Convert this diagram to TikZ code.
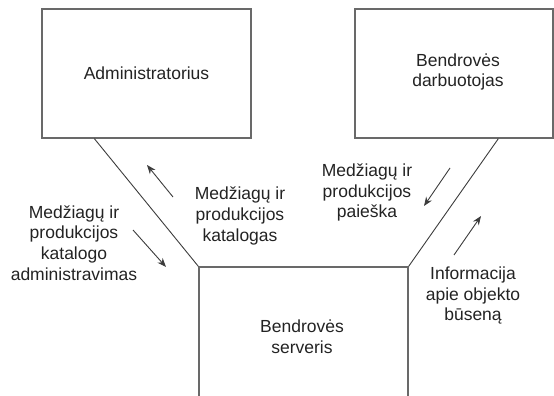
\documentclass[tikz,border=0pt]{standalone}
\usepackage{fontspec}
\setmainfont{Liberation Sans}
\usetikzlibrary{arrows.meta}
\definecolor{boxline}{RGB}{105,105,105}
\definecolor{linkline}{RGB}{60,60,60}
\definecolor{txt}{RGB}{35,35,35}
\begin{document}
\begin{tikzpicture}[x=1pt,y=-1pt,
  every node/.style={font=\fontsize{17.5}{20.6}\selectfont, text=txt},
  actor/.style={draw=boxline, line width=1.3pt, rectangle, inner sep=0pt},
  link/.style={draw=linkline, line width=0.9pt},
  flow/.style={draw=linkline, line width=0.9pt, -{Stealth[length=9pt,width=7pt]}},
  caption/.style={align=center, inner sep=0pt}]
\useasboundingbox (0,0) rectangle (554,396);
\clip (0,0) rectangle (554,396);

% three parties
\node[actor, minimum width=209pt, minimum height=129pt] (admin) at (146.5,73.5) {Administratorius};
\node[actor, minimum width=198pt, minimum height=129pt] (staff) at (454,73.5) {};
\node[caption] (stafftext) at (458,72) {Bendrovės\\darbuotojas};
\node[actor, minimum width=209pt, minimum height=139pt] (server) at (303.5,336.5) {};
\node[caption] (servertext) at (302,336.5) {Bendrovės\\serveris};

% links to the server
\draw[link] (admin.south west) ++(53,0) coordinate (adminfoot) -- (server.north west);
\draw[link] (staff.south west) ++(144,0) coordinate (stafffoot) -- (server.north east);

% flows along the left link
\coordinate (a1s) at (173,197);
\coordinate (a1e) at (147,165);
\draw[flow] (a1s) -- (a1e);
\coordinate (a2s) at (133,230);
\coordinate (a2e) at (166,267);
\draw[flow] (a2s) -- (a2e);

% flows along the right link
\coordinate (b1s) at (450,168);
\coordinate (b1e) at (424,206);
\draw[flow] (b1s) -- (b1e);
\coordinate (b2s) at (454,255);
\coordinate (b2e) at (481,216);
\draw[flow] (b2s) -- (b2e);

% flow captions
\node[caption] (catalog) at (240,216) {Medžiagų ir\\produkcijos\\katalogas};
\node[caption] (catadmin) at (74,243) {Medžiagų ir\\produkcijos\\katalogo\\administravimas};
\node[caption] (search) at (367,192.5) {Medžiagų ir\\produkcijos\\paieška};
\node[caption] (state) at (473,295.5) {Informacija\\apie objekto\\būseną};
\end{tikzpicture}
\end{document}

Stated goal: Exactly as they appear, print the lines of the listing above from its first line through the line that contains "(b2s) -- (b2e);", minus the pictures.

Final result:
Convert this diagram to TikZ code.
\documentclass[tikz,border=0pt]{standalone}
\usepackage{fontspec}
\setmainfont{Liberation Sans}
\usetikzlibrary{arrows.meta}
\definecolor{boxline}{RGB}{105,105,105}
\definecolor{linkline}{RGB}{60,60,60}
\definecolor{txt}{RGB}{35,35,35}
\begin{document}
\begin{tikzpicture}[x=1pt,y=-1pt,
  every node/.style={font=\fontsize{17.5}{20.6}\selectfont, text=txt},
  actor/.style={draw=boxline, line width=1.3pt, rectangle, inner sep=0pt},
  link/.style={draw=linkline, line width=0.9pt},
  flow/.style={draw=linkline, line width=0.9pt, -{Stealth[length=9pt,width=7pt]}},
  caption/.style={align=center, inner sep=0pt}]
\useasboundingbox (0,0) rectangle (554,396);
\clip (0,0) rectangle (554,396);

% three parties
\node[actor, minimum width=209pt, minimum height=129pt] (admin) at (146.5,73.5) {Administratorius};
\node[actor, minimum width=198pt, minimum height=129pt] (staff) at (454,73.5) {};
\node[caption] (stafftext) at (458,72) {Bendrovės\\darbuotojas};
\node[actor, minimum width=209pt, minimum height=139pt] (server) at (303.5,336.5) {};
\node[caption] (servertext) at (302,336.5) {Bendrovės\\serveris};

% links to the server
\draw[link] (admin.south west) ++(53,0) coordinate (adminfoot) -- (server.north west);
\draw[link] (staff.south west) ++(144,0) coordinate (stafffoot) -- (server.north east);

% flows along the left link
\coordinate (a1s) at (173,197);
\coordinate (a1e) at (147,165);
\draw[flow] (a1s) -- (a1e);
\coordinate (a2s) at (133,230);
\coordinate (a2e) at (166,267);
\draw[flow] (a2s) -- (a2e);

% flows along the right link
\coordinate (b1s) at (450,168);
\coordinate (b1e) at (424,206);
\draw[flow] (b1s) -- (b1e);
\coordinate (b2s) at (454,255);
\coordinate (b2e) at (481,216);
\draw[flow] (b2s) -- (b2e);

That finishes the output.